[Code that draws figures]
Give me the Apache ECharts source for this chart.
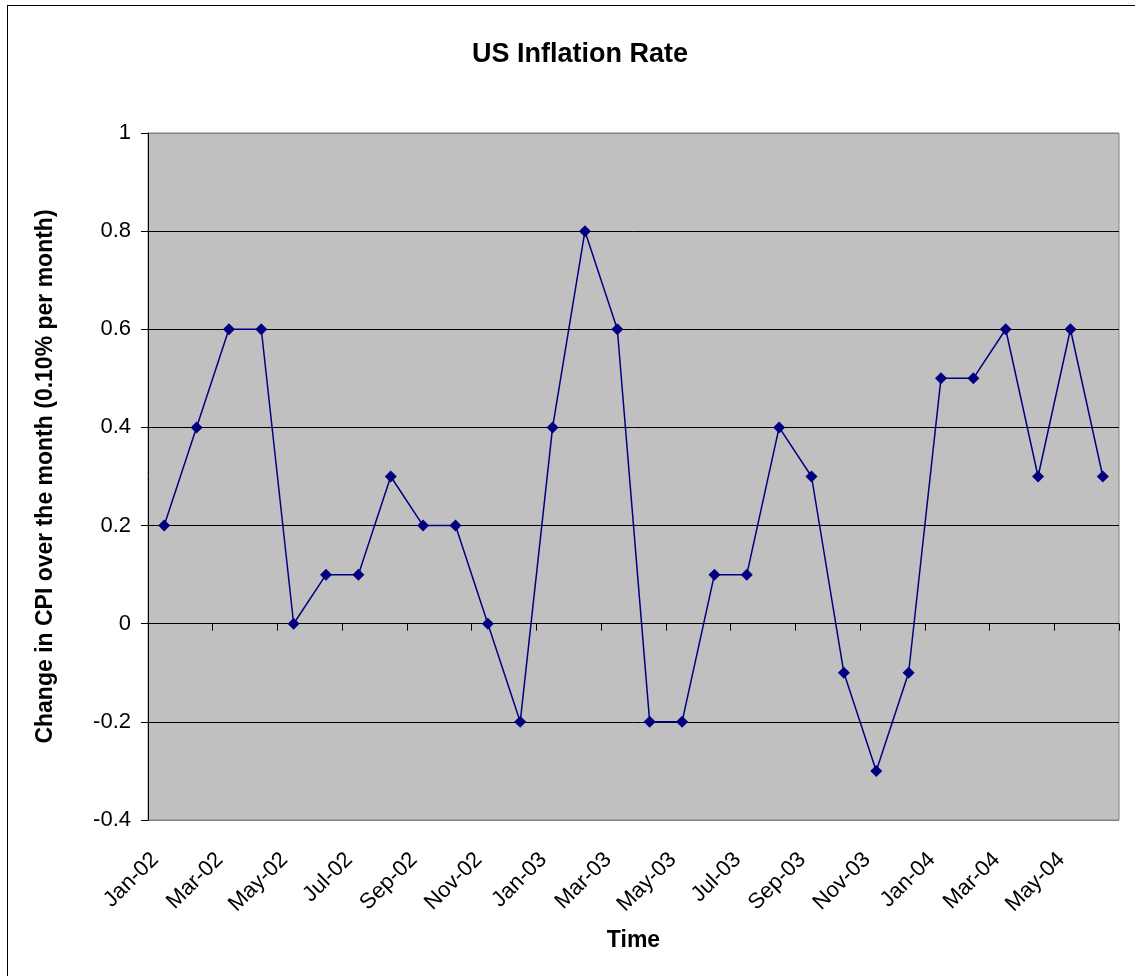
<!DOCTYPE html>
<html lang="en">
<head>
    <meta charset="UTF-8">
    <title>US Inflation Rate</title>
    <script src="https://cdn.jsdelivr.net/npm/echarts@6.0.0/dist/echarts.min.js"></script>
    <style>
        body { margin: 0; background: #fff; font-family: "Liberation Sans", Arial, sans-serif; }
        #frame {
            position: absolute; left: 7px; top: 5px; width: 1140px; height: 985px;
            border: 1px solid #000; box-sizing: border-box;
        }
        #chart { position: absolute; left: 0; top: 0; width: 1135px; height: 976px; }
    </style>
</head>
<body>
    <div id="frame"></div>
    <div id="chart"></div>

    <script>
        // Meses (Jan-02 .. Jun-04)
        const months = [
            "Jan-02", "Feb-02", "Mar-02", "Apr-02", "May-02", "Jun-02",
            "Jul-02", "Aug-02", "Sep-02", "Oct-02", "Nov-02", "Dec-02",
            "Jan-03", "Feb-03", "Mar-03", "Apr-03", "May-03", "Jun-03",
            "Jul-03", "Aug-03", "Sep-03", "Oct-03", "Nov-03", "Dec-03",
            "Jan-04", "Feb-04", "Mar-04", "Apr-04", "May-04", "Jun-04"
        ];

        // Cambio mensual del CPI
        const cpiChange = [
            0.2, 0.4, 0.6, 0.6, 0.0, 0.1, 0.1, 0.3, 0.2, 0.2, 0.0, -0.2,
            0.4, 0.8, 0.6, -0.2, -0.2, 0.1, 0.1, 0.4, 0.3, -0.1, -0.3, -0.1,
            0.5, 0.5, 0.6, 0.3, 0.6, 0.3
        ];

        const font = "Liberation Sans";
        let chart = echarts.init(document.getElementById("chart"));

        chart.setOption({
            animation: false,
            title: {
                text: "US Inflation Rate",
                left: 575, top: 36, textAlign: "center",
                textStyle: { fontFamily: font, fontSize: 27, fontWeight: "bold", color: "#000" }
            },
            grid: {
                left: 148, top: 133, width: 971, height: 687,
                show: true, backgroundColor: "#c0c0c0", borderColor: "#808080", borderWidth: 1
            },
            xAxis: [
                {
                    // eje en y=0 con marcas
                    type: "category", data: months, boundaryGap: true,
                    axisLine: { onZero: true, lineStyle: { color: "#000", width: 1 } },
                    axisTick: { show: true, interval: 1, inside: false, length: 7, lineStyle: { color: "#000" } },
                    axisLabel: { show: false },
                    splitLine: { show: false }
                },
                {
                    // etiquetas abajo
                    type: "category", data: months, boundaryGap: true, position: "bottom",
                    axisLine: { show: false, onZero: false },
                    axisTick: { show: false },
                    axisLabel: {
                        interval: 1, rotate: 45, margin: 27, padding: [0, 13, 0, 0],
                        fontFamily: font, fontSize: 22, color: "#000"
                    },
                    name: "Time", nameLocation: "middle", nameGap: 109,
                    nameTextStyle: { fontFamily: font, fontSize: 23, fontWeight: "bold", color: "#000" }
                }
            ],
            yAxis: {
                type: "value", min: -0.4, max: 1, interval: 0.2,
                axisLine: { show: true, lineStyle: { color: "#000" } },
                axisTick: { show: true, length: 7, lineStyle: { color: "#000" } },
                axisLabel: { fontFamily: font, fontSize: 22, color: "#000", margin: 17 },
                splitLine: {
                    show: true,
                    lineStyle: { color: ["#808080", "#000", "#000", "#000", "#000", "#000", "#000", "#808080"], width: 1 }
                },
                name: "Change in CPI over the month (0.10% per month)",
                nameLocation: "middle", nameGap: 91,
                nameTextStyle: { fontFamily: font, fontSize: 23, fontWeight: "bold", color: "#000" }
            },
            series: [{
                type: "line", data: cpiChange, xAxisIndex: 0,
                symbol: "diamond", symbolSize: 12,
                lineStyle: { color: "#000080", width: 1.5 },
                itemStyle: { color: "#000080" }
            }]
        });
    </script>
</body>
</html>
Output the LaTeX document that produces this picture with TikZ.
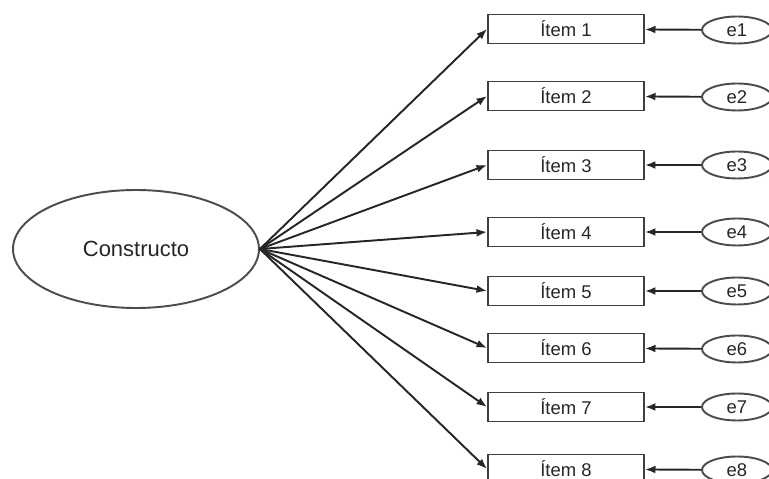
\documentclass[tikz,border=0pt]{standalone}
\usepackage{fontspec}
\setmainfont{Liberation Sans}
\usetikzlibrary{shapes,arrows.meta,positioning}
\tikzset{
    -{Latex[length=6pt,width=4.5pt]},semithick,
    latent/.style ={ellipse, draw=black!70, line width=1.1pt, minimum width=4.92cm, minimum height=2.36cm, text=black!85, font=\fontsize{12.5}{14}\selectfont},
    item/.style = {rectangle, draw=black!75, line width=1.1pt, minimum width=3.12cm, minimum height=0.58cm, inner sep=0pt, text=black!85, font=\fontsize{10.5}{12}\selectfont},
    err/.style = {ellipse, draw=black!70, line width=1.1pt, minimum width=1.4cm, minimum height=0.54cm, inner sep=0pt, text=black!85, font=\fontsize{10.5}{12}\selectfont},
    load/.style = {draw=black!85, line width=1.1pt}
}
\begin{document}
\begin{tikzpicture}[x=0.02cm, y=-0.02cm]

    \useasboundingbox (0,0) rectangle (769,479);

    % Nodes
    \node[latent] (C) at (136,249) {Constructo};

    \node[item] (I1) at (566,29) {Ítem 1};
    \node[item] (I2) at (566,96) {Ítem 2};
    \node[item] (I3) at (566,165) {Ítem 3};
    \node[item] (I4) at (566,232) {Ítem 4};
    \node[item] (I5) at (566,291) {Ítem 5};
    \node[item] (I6) at (566,348) {Ítem 6};
    \node[item] (I7) at (566,407) {Ítem 7};
    \node[item] (I8) at (566,469) {Ítem 8};

    \node[err] (E1) at (737,30) {e1};
    \node[err] (E2) at (737,97) {e2};
    \node[err] (E3) at (737,165) {e3};
    \node[err] (E4) at (737,232) {e4};
    \node[err] (E5) at (737,291) {e5};
    \node[err] (E6) at (737,349) {e6};
    \node[err] (E7) at (737,407) {e7};
    \node[err] (E8) at (737,470) {e8};

    % Edges with arrows
    \draw[load] (C.east) -- (I1.west);
    \draw[load] (C.east) -- (I2.west);
    \draw[load] (C.east) -- (I3.west);
    \draw[load] (C.east) -- (I4.west);
    \draw[load] (C.east) -- (I5.west);
    \draw[load] (C.east) -- (I6.west);
    \draw[load] (C.east) -- (I7.west);
    \draw[load] (C.east) -- (I8.west);

    \draw[load] (E1) -- (I1);
    \draw[load] (E2) -- (I2);
    \draw[load] (E3) -- (I3);
    \draw[load] (E4) -- (I4);
    \draw[load] (E5) -- (I5);
    \draw[load] (E6) -- (I6);
    \draw[load] (E7) -- (I7);
    \draw[load] (E8) -- (I8);

    \end{tikzpicture}
\end{document}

> Required work
Without the images, write out each line of the data verbatim.

> Worked answer
Give me the Apache ECharts source for this chart.
<!DOCTYPE html>
<html lang="en">
<head>
    <meta charset="UTF-8">
    <title>US Inflation Rate</title>
    <script src="https://cdn.jsdelivr.net/npm/echarts@6.0.0/dist/echarts.min.js"></script>
    <style>
        body { margin: 0; background: #fff; font-family: "Liberation Sans", Arial, sans-serif; }
        #frame {
            position: absolute; left: 7px; top: 5px; width: 1140px; height: 985px;
            border: 1px solid #000; box-sizing: border-box;
        }
        #chart { position: absolute; left: 0; top: 0; width: 1135px; height: 976px; }
    </style>
</head>
<body>
    <div id="frame"></div>
    <div id="chart"></div>

    <script>
        // Meses (Jan-02 .. Jun-04)
        const months = [
            "Jan-02", "Feb-02", "Mar-02", "Apr-02", "May-02", "Jun-02",
            "Jul-02", "Aug-02", "Sep-02", "Oct-02", "Nov-02", "Dec-02",
            "Jan-03", "Feb-03", "Mar-03", "Apr-03", "May-03", "Jun-03",
            "Jul-03", "Aug-03", "Sep-03", "Oct-03", "Nov-03", "Dec-03",
            "Jan-04", "Feb-04", "Mar-04", "Apr-04", "May-04", "Jun-04"
        ];

        // Cambio mensual del CPI
        const cpiChange = [
            0.2, 0.4, 0.6, 0.6, 0.0, 0.1, 0.1, 0.3, 0.2, 0.2, 0.0, -0.2,
            0.4, 0.8, 0.6, -0.2, -0.2, 0.1, 0.1, 0.4, 0.3, -0.1, -0.3, -0.1,
            0.5, 0.5, 0.6, 0.3, 0.6, 0.3
        ];

        const font = "Liberation Sans";
        let chart = echarts.init(document.getElementById("chart"));

        chart.setOption({
            animation: false,
            title: {
                text: "US Inflation Rate",
                left: 575, top: 36, textAlign: "center",
                textStyle: { fontFamily: font, fontSize: 27, fontWeight: "bold", color: "#000" }
            },
            grid: {
                left: 148, top: 133, width: 971, height: 687,
                show: true, backgroundColor: "#c0c0c0", borderColor: "#808080", borderWidth: 1
            },
            xAxis: [
                {
                    // eje en y=0 con marcas
                    type: "category", data: months, boundaryGap: true,
                    axisLine: { onZero: true, lineStyle: { color: "#000", width: 1 } },
                    axisTick: { show: true, interval: 1, inside: false, length: 7, lineStyle: { color: "#000" } },
                    axisLabel: { show: false },
                    splitLine: { show: false }
                },
                {
                    // etiquetas abajo
                    type: "category", data: months, boundaryGap: true, position: "bottom",
                    axisLine: { show: false, onZero: false },
                    axisTick: { show: false },
                    axisLabel: {
                        interval: 1, rotate: 45, margin: 27, padding: [0, 13, 0, 0],
                        fontFamily: font, fontSize: 22, color: "#000"
                    },
                    name: "Time", nameLocation: "middle", nameGap: 109,
                    nameTextStyle: { fontFamily: font, fontSize: 23, fontWeight: "bold", color: "#000" }
                }
            ],
            yAxis: {
                type: "value", min: -0.4, max: 1, interval: 0.2,
                axisLine: { show: true, lineStyle: { color: "#000" } },
                axisTick: { show: true, length: 7, lineStyle: { color: "#000" } },
                axisLabel: { fontFamily: font, fontSize: 22, color: "#000", margin: 17 },
                splitLine: {
                    show: true,
                    lineStyle: { color: ["#808080", "#000", "#000", "#000", "#000", "#000", "#000", "#808080"], width: 1 }
                },
                name: "Change in CPI over the month (0.10% per month)",
                nameLocation: "middle", nameGap: 91,
                nameTextStyle: { fontFamily: font, fontSize: 23, fontWeight: "bold", color: "#000" }
            },
            series: [{
                type: "line", data: cpiChange, xAxisIndex: 0,
                symbol: "diamond", symbolSize: 12,
                lineStyle: { color: "#000080", width: 1.5 },
                itemStyle: { color: "#000080" }
            }]
        });
    </script>
</body>
</html>
Output the LaTeX document that produces this picture with TikZ.
\documentclass[tikz,border=0pt]{standalone}
\usepackage{fontspec}
\setmainfont{Liberation Sans}
\usetikzlibrary{shapes,arrows.meta,positioning}
\tikzset{
    -{Latex[length=6pt,width=4.5pt]},semithick,
    latent/.style ={ellipse, draw=black!70, line width=1.1pt, minimum width=4.92cm, minimum height=2.36cm, text=black!85, font=\fontsize{12.5}{14}\selectfont},
    item/.style = {rectangle, draw=black!75, line width=1.1pt, minimum width=3.12cm, minimum height=0.58cm, inner sep=0pt, text=black!85, font=\fontsize{10.5}{12}\selectfont},
    err/.style = {ellipse, draw=black!70, line width=1.1pt, minimum width=1.4cm, minimum height=0.54cm, inner sep=0pt, text=black!85, font=\fontsize{10.5}{12}\selectfont},
    load/.style = {draw=black!85, line width=1.1pt}
}
\begin{document}
\begin{tikzpicture}[x=0.02cm, y=-0.02cm]

    \useasboundingbox (0,0) rectangle (769,479);

    % Nodes
    \node[latent] (C) at (136,249) {Constructo};

    \node[item] (I1) at (566,29) {Ítem 1};
    \node[item] (I2) at (566,96) {Ítem 2};
    \node[item] (I3) at (566,165) {Ítem 3};
    \node[item] (I4) at (566,232) {Ítem 4};
    \node[item] (I5) at (566,291) {Ítem 5};
    \node[item] (I6) at (566,348) {Ítem 6};
    \node[item] (I7) at (566,407) {Ítem 7};
    \node[item] (I8) at (566,469) {Ítem 8};

    \node[err] (E1) at (737,30) {e1};
    \node[err] (E2) at (737,97) {e2};
    \node[err] (E3) at (737,165) {e3};
    \node[err] (E4) at (737,232) {e4};
    \node[err] (E5) at (737,291) {e5};
    \node[err] (E6) at (737,349) {e6};
    \node[err] (E7) at (737,407) {e7};
    \node[err] (E8) at (737,470) {e8};

    % Edges with arrows
    \draw[load] (C.east) -- (I1.west);
    \draw[load] (C.east) -- (I2.west);
    \draw[load] (C.east) -- (I3.west);
    \draw[load] (C.east) -- (I4.west);
    \draw[load] (C.east) -- (I5.west);
    \draw[load] (C.east) -- (I6.west);
    \draw[load] (C.east) -- (I7.west);
    \draw[load] (C.east) -- (I8.west);

    \draw[load] (E1) -- (I1);
    \draw[load] (E2) -- (I2);
    \draw[load] (E3) -- (I3);
    \draw[load] (E4) -- (I4);
    \draw[load] (E5) -- (I5);
    \draw[load] (E6) -- (I6);
    \draw[load] (E7) -- (I7);
    \draw[load] (E8) -- (I8);

    \end{tikzpicture}
\end{document}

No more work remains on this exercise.